Alpine Garden Society

Ulster Group

            Plant of the Month, December  2011
Salvia daghestanica - David Lapsley
“Behold I show you a mystery”

Early in 2010 I gave part of my rockery a radical make-over – removing plants which had outgrown their usefulness, and generally tidying up.   Later in the early spring when I was weeding, I came upon a little outgrowth of leaves I couldn’t recognise.     It didn’t look like a weed, but I had no memory of planting or sowing which could have accounted for it, so I let it remain.     It flourished first into an attractive downy rosette, and then to a sturdy flowering plant with short stems (8-10”), and rich violet/blue flowers which lasted into October.

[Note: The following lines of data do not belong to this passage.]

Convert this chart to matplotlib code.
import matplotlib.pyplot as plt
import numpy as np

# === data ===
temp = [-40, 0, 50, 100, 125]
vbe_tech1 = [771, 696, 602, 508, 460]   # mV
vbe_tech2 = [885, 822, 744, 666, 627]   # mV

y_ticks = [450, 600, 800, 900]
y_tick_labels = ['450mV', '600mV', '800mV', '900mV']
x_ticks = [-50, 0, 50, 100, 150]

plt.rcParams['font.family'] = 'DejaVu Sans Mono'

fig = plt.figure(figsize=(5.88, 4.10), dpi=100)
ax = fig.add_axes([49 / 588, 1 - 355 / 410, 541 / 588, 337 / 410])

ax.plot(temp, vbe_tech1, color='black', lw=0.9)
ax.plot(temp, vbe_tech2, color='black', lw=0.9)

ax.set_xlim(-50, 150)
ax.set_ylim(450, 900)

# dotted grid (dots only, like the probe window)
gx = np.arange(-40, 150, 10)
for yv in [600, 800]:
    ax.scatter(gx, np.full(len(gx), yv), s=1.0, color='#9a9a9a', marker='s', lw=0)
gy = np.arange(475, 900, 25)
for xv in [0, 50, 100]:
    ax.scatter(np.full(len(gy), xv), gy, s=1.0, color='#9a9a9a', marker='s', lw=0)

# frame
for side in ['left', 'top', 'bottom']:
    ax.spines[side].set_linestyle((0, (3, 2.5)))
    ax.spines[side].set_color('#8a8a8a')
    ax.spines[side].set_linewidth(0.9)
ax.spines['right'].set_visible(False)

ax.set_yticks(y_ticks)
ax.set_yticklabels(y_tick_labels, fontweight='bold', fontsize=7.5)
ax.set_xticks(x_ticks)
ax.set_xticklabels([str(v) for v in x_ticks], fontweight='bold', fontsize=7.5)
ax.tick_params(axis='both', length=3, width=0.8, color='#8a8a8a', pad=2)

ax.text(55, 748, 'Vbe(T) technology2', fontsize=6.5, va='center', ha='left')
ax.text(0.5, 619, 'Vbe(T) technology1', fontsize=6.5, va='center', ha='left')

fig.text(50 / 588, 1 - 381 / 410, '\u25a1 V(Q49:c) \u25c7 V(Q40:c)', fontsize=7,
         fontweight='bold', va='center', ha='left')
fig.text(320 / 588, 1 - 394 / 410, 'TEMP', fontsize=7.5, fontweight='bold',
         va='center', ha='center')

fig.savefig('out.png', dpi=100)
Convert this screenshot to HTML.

There were now two mysteries to solve – how did it get there, and what was its name?      It gradually dawned on me that it might have been the product of a visit to the Dublin Group’s conference at Termonfeckin  in 2008.    Peter Korn was one of the speakers who had a few of his plants for sale, and when his stock had virtually run out, he left a few odds and ends without labels, to be taken away.     My guess is that my plant was one of them, especially since Peter has a few salvias on his lists,  titled as “Salvia sp.” 
After many fruitless enquiries, the name was finally settled for me, by a keen gardening friend in England, who sent a photo to the RHS.   It was identified as “Salvia daghestanica” – rare in cultivation, apt to be tender, especially vulnerable to wet winters, otherwise very desirable.   Further notes on cultivation, are that it needs good soil with excellent drainage, and it looks miserably dead in late autumn and winter, “but if you are lucky, tiny growing points appear among the black remains, and it soon gets going in spring”.      As a point of interest the name varies in some descriptions to be “Salvia canescens var. daghestanica”  
To continue with the tale of mystery, I lost my plant in winter 2011, after taking off its protecting cover too soon.   However with help from many quarters I have managed to plant on two rooted cuttings, one in a pot, and the other (photographed) in the garden, under protection since late September.    Hope springs eternal – there might be another miracle next spring!!